[START OF Source material]
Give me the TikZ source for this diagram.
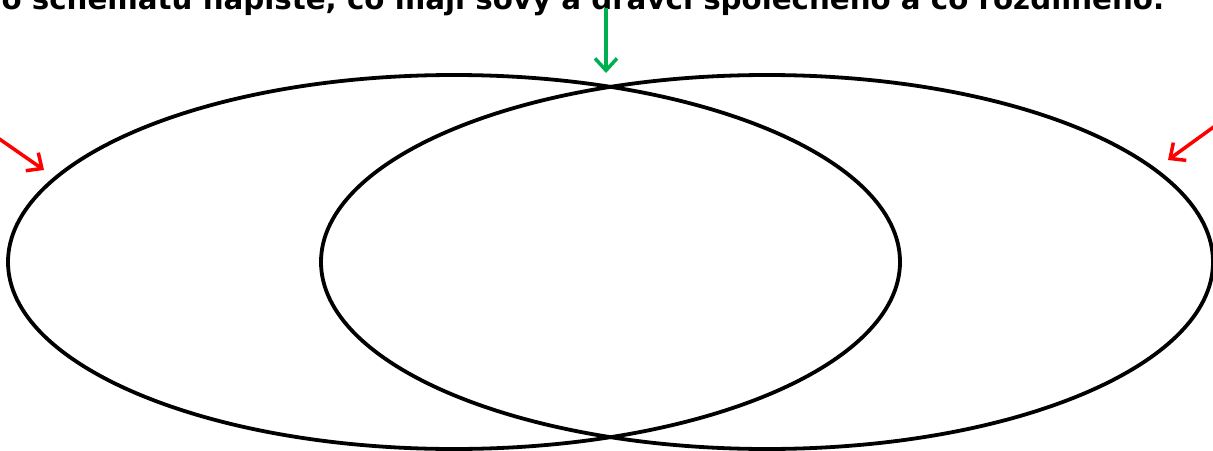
\documentclass[tikz,border=0pt]{standalone}
\usepackage{fontspec}
\setmainfont{DejaVu Sans}
\definecolor{ArrowGreen}{HTML}{00B050}
\definecolor{ArrowRed}{HTML}{FF0000}
\usetikzlibrary{arrows.meta,positioning,shapes.geometric}

\begin{document}
\begin{tikzpicture}[x=1pt,y=-1pt,
oval/.style={draw=black,ellipse,line width=3.8pt,minimum width=892pt,minimum height=374pt,inner sep=0pt},
task/.style={font=\fontsize{29.3}{32}\selectfont\bfseries,anchor=base west,inner sep=0pt},
arr/.style={-{Straight Barb[length=12pt,width=22pt,line width=3.5pt]},line width=3.5pt}
]
\useasboundingbox (0,0) rectangle (1213,450);
\clip (0,0) rectangle (1213,450);
\node[task] (title) at (-23,9) {Do schématu napište, co mají sovy a dravci společného a co rozdílného.};
\node[oval] (owls) at (454,262) {};
\node[oval] (raptors) at (767,262) {};
\coordinate (gtail) at (606,8);
\coordinate (ghead) at (606,73);
\coordinate (ltail) at (-2,138);
\coordinate (lhead) at (44,170);
\coordinate (rtail) at (1215,126);
\coordinate (rhead) at (1168,160);
\draw[arr,draw=ArrowGreen] (gtail) -- (ghead);
\draw[arr,draw=ArrowRed] (ltail) -- (lhead);
\draw[arr,draw=ArrowRed] (rtail) -- (rhead);
\end{tikzpicture}
\end{document}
[END OF Source material]
— What is being asked —
Except for the pictures, copy the material above exactly.

— Answer for this exercise —
Give me the TikZ source for this diagram.
\documentclass[tikz,border=0pt]{standalone}
\usepackage{fontspec}
\setmainfont{DejaVu Sans}
\definecolor{ArrowGreen}{HTML}{00B050}
\definecolor{ArrowRed}{HTML}{FF0000}
\usetikzlibrary{arrows.meta,positioning,shapes.geometric}

\begin{document}
\begin{tikzpicture}[x=1pt,y=-1pt,
oval/.style={draw=black,ellipse,line width=3.8pt,minimum width=892pt,minimum height=374pt,inner sep=0pt},
task/.style={font=\fontsize{29.3}{32}\selectfont\bfseries,anchor=base west,inner sep=0pt},
arr/.style={-{Straight Barb[length=12pt,width=22pt,line width=3.5pt]},line width=3.5pt}
]
\useasboundingbox (0,0) rectangle (1213,450);
\clip (0,0) rectangle (1213,450);
\node[task] (title) at (-23,9) {Do schématu napište, co mají sovy a dravci společného a co rozdílného.};
\node[oval] (owls) at (454,262) {};
\node[oval] (raptors) at (767,262) {};
\coordinate (gtail) at (606,8);
\coordinate (ghead) at (606,73);
\coordinate (ltail) at (-2,138);
\coordinate (lhead) at (44,170);
\coordinate (rtail) at (1215,126);
\coordinate (rhead) at (1168,160);
\draw[arr,draw=ArrowGreen] (gtail) -- (ghead);
\draw[arr,draw=ArrowRed] (ltail) -- (lhead);
\draw[arr,draw=ArrowRed] (rtail) -- (rhead);
\end{tikzpicture}
\end{document}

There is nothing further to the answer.